About a dozen years ago, the EPA developed very stringent guidelines and requirements for diesel engines that have been phasing in during the years till now. The effort is to reduce NOx emissions and other particulate matter. As part of the phase in, special filtration and emissions equipment have been required by the EPA. Manufacturers started modifying the exhaust gas circuit of diesel engines. Primarily the addition of a diesel particulate filter (DPF) is at the heart of the mandates. As this filter impacts with soot and other particulate matter, it must go through a self-cleaning process. This process involves injecting fuel into the DPF and using a catalyst known as diesel exhaust fluid (DEF) to facilitate the elimination of the soot that has built up by means of a high temperature burn off. This is known as regen or regeneration. The effectiveness of the Regen is predicated on the amount of soot in the DPF which is created by low temperature operation like idling or low loads. Over time, the filter will be impacted to the point where the regen is not effective and the engine goes into a mandated limp mode until the filter is either cleaned or replace. The other challenge with this soot and low operating conditions (idling), is other critical components become impacted. These include the Exhaust Gas Recirculation (EGR) coolers and valves. These were mandated by the EPA in the early 2000’s. Soot will also build up in the EGR cooler (a heat exchanger coupled with the engine coolant to lower exhaust temperatures) and EGR Valves which modulate gas return to reburn hydrocarbons. As the valves begin to stick and the cooler clogs up, fuel efficiency suffers and engine performance drops. Also affected is the variable geometry turbo. Soot binds up the vanes and further performance drop occur.

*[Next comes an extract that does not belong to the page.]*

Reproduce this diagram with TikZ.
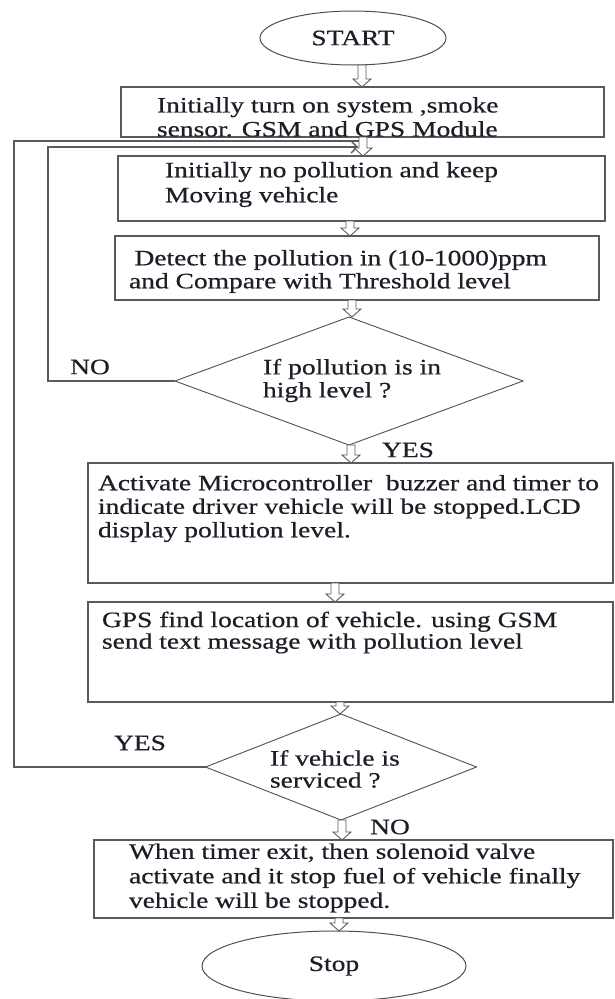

Semi-Trucks, 1 ton and ¾ ton diesel trucks are greatly impacted by the EPA legislation through expensive down time (trucks out of service) and equipment replacement or cleaning costs. Our process uses a patented process using a chemical cleaner injected into the exhaust circuit thus cleaning the EGR cooler, EGR Valves, Valve, VGT, Selective Catalytic Reducer (SCR) and the DPF. It takes just around and hour for the injection process while the engine is running. This if followed up with an injector cleaner product, oil treatment and oil change. The result is a clean exhaust circuit intake to exhaust tip, extending the life of the engine, improving fuel mileage and eliminating vehicle downtime when these systems become over impacted with soot.

The frequency of service depends on the equipment utilization and load. Effectively, the more idle time the more frequent the service needs to be. Our model will attack first services with goal of maintenance services to prevent outages.